Closed suvayu closed 2 months ago

suvayu commented 6 months ago

Below, describe what this Pull Request adds:

This PR removes the database section from the Python guide (as discussed in #316), and introduces a new chapter on handling datasets. It discusses using local databases, and other data processing libraries, and respective trade-offs.

maltelueken commented 5 months ago

Nice! I have also used DuckDB in combination with dplyr in R, so I might add something about using data bases in R to the R language guide.

suvayu commented 5 months ago

Hi @maltelueken that would be amazing! This also addresses the last point in the DuckDB part about combining with other tools. We were also lacking R experience, so couldn't comment on R libraries.

bouweandela commented 4 months ago

@Morrizzzzz Would you be interested and have time to review this?

recap commented 2 months ago

The chapter could be more about data engineering i.e. how to use these tools or best practices for ETL pipelines.

egpbos commented 2 months ago

@recap do you have some resources to link to on data engineering and/or ETL pipelines? Sounds like a nice addition (for a new PR). We should try to restrict it to techniques/concepts we actually (can) use in projects. I think you have done some of that, no?
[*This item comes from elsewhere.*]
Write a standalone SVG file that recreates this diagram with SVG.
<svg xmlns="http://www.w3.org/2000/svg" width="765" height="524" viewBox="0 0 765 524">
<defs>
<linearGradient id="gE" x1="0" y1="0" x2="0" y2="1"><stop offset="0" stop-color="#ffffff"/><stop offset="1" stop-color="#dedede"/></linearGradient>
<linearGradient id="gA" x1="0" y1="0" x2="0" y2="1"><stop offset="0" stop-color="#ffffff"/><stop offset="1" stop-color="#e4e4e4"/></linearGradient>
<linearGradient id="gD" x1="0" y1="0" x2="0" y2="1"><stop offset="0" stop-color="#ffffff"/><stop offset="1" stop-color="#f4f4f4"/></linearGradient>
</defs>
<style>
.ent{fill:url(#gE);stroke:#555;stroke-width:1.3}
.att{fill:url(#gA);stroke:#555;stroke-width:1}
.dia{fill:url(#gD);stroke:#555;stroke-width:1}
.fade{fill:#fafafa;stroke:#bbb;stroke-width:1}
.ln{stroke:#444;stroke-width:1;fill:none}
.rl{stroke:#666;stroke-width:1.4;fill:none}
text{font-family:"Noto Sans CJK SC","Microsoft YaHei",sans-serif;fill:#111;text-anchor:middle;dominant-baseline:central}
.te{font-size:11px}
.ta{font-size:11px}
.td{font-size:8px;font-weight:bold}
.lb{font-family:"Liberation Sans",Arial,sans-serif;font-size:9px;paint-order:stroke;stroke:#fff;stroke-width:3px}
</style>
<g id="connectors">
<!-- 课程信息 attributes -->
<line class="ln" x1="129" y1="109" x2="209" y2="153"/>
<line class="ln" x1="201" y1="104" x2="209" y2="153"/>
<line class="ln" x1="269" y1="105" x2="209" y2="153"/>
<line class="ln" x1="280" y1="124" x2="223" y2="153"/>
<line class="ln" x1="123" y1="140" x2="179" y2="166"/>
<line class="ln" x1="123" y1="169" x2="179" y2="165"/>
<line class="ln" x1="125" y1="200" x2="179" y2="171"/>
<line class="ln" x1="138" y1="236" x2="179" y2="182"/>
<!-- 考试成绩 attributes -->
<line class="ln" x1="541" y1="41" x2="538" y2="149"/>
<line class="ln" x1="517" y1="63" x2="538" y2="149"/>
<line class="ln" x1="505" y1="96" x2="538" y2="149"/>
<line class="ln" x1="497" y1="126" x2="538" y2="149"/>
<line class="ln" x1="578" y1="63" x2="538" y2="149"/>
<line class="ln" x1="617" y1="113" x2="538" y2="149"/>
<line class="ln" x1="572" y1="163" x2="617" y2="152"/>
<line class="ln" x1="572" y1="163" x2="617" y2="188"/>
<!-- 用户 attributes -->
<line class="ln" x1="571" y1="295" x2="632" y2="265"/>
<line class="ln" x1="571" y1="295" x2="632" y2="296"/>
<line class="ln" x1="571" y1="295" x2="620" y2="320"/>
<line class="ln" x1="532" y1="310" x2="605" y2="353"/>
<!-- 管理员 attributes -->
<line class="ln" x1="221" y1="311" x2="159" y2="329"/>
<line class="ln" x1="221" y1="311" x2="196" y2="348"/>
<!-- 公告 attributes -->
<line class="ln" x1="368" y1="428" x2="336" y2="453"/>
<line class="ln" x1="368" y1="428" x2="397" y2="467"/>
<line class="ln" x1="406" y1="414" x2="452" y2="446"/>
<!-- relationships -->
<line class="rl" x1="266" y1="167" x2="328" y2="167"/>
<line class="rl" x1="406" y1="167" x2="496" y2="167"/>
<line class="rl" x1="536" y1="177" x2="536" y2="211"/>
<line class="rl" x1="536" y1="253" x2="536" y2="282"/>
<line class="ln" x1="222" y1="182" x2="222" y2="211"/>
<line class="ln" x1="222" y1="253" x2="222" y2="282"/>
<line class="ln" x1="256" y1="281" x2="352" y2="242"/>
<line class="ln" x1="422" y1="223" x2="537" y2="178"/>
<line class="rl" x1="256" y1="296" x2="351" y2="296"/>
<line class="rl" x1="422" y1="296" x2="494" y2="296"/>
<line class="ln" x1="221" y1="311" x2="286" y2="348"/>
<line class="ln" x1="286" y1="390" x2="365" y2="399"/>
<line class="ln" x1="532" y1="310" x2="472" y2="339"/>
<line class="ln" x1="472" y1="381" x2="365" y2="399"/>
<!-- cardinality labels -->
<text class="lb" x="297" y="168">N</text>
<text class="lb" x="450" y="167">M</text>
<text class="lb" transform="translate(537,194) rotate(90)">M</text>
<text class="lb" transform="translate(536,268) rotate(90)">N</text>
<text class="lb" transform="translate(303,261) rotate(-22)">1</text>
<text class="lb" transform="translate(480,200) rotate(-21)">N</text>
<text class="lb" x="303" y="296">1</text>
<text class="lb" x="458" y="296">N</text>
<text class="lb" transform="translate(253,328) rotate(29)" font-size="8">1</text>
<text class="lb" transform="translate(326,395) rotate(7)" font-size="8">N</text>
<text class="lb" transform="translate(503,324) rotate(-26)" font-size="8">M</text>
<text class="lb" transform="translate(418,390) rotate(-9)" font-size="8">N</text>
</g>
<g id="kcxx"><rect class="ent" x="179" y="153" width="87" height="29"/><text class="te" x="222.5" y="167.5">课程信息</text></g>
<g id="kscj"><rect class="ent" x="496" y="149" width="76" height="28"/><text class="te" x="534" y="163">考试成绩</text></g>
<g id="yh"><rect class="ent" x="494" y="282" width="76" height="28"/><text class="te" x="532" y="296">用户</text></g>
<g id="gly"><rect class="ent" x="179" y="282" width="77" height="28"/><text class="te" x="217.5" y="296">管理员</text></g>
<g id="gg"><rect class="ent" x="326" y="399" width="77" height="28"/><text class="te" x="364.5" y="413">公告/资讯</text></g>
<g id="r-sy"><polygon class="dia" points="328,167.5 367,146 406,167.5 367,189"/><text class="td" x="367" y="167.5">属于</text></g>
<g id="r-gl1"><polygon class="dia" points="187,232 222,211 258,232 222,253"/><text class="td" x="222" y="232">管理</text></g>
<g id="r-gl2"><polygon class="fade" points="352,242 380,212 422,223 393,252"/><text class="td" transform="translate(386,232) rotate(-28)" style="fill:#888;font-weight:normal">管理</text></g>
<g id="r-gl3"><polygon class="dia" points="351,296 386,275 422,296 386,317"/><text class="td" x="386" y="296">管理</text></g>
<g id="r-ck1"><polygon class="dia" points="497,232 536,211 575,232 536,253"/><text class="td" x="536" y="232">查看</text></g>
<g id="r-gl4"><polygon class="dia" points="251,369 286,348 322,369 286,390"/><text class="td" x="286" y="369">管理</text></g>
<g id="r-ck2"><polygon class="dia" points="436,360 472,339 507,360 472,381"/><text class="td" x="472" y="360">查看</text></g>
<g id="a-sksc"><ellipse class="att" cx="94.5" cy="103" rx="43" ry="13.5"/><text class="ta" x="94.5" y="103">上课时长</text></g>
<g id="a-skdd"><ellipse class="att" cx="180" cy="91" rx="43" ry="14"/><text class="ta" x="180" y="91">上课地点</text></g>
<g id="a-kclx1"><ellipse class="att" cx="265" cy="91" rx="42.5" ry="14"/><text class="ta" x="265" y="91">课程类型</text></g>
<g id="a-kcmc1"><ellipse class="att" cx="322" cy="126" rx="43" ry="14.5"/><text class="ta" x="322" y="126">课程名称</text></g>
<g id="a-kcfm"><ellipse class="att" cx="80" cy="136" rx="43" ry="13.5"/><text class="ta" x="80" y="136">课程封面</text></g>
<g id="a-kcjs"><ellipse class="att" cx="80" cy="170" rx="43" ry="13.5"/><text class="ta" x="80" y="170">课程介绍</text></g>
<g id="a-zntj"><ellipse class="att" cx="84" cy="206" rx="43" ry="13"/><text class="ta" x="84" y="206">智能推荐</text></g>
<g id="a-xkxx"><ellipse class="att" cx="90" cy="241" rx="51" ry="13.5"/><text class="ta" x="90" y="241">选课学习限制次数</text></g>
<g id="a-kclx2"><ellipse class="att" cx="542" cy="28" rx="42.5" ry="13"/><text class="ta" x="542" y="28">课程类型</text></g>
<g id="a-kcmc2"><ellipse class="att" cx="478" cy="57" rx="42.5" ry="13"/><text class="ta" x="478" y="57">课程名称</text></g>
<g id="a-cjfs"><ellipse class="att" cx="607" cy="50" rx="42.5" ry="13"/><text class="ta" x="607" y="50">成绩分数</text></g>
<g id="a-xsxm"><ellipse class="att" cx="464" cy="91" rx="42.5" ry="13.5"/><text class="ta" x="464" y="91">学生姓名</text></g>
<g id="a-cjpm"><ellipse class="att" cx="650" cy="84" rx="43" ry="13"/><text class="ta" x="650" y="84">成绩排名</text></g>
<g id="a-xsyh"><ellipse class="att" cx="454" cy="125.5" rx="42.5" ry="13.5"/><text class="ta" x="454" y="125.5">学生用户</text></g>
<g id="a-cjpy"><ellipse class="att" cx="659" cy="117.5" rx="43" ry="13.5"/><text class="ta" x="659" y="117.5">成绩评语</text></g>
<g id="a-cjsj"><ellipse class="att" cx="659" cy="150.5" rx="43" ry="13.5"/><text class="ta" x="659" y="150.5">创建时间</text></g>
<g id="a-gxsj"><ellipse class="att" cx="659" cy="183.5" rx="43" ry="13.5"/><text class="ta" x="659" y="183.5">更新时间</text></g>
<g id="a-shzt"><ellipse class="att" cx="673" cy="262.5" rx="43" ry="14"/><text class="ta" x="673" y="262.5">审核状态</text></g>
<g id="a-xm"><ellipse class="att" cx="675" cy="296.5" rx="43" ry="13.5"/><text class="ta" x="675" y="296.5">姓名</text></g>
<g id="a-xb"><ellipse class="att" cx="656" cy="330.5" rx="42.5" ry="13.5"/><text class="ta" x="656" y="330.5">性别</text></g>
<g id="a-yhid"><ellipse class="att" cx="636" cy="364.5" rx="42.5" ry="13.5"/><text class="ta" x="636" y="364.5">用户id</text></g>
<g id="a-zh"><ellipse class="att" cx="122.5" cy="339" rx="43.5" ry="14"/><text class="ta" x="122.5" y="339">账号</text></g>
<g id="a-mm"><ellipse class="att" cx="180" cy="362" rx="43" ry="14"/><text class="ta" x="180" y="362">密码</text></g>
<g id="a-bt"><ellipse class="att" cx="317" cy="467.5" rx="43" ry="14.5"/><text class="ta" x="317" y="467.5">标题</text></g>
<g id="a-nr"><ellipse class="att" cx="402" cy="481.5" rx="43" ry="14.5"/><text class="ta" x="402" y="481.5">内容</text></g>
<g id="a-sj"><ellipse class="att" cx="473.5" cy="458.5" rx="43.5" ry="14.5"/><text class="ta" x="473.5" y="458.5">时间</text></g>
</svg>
egpbos commented 2 months ago

Also, @recap your suggested additions sound good, but did you also review what was already in the PR and whether it makes sense? Then we can merge this PR as it is now and do your additions in a next PR (or quickly add them to this PR if you want, I think @suvayu is on holiday anyway).

egpbos commented 2 months ago

Thank you so much @suvayu & @f-hafner for taking this initiative and @recap for the great review and additions.

... One final thing before merging is to add it to the sidebar menu, though :) I'll do that right now...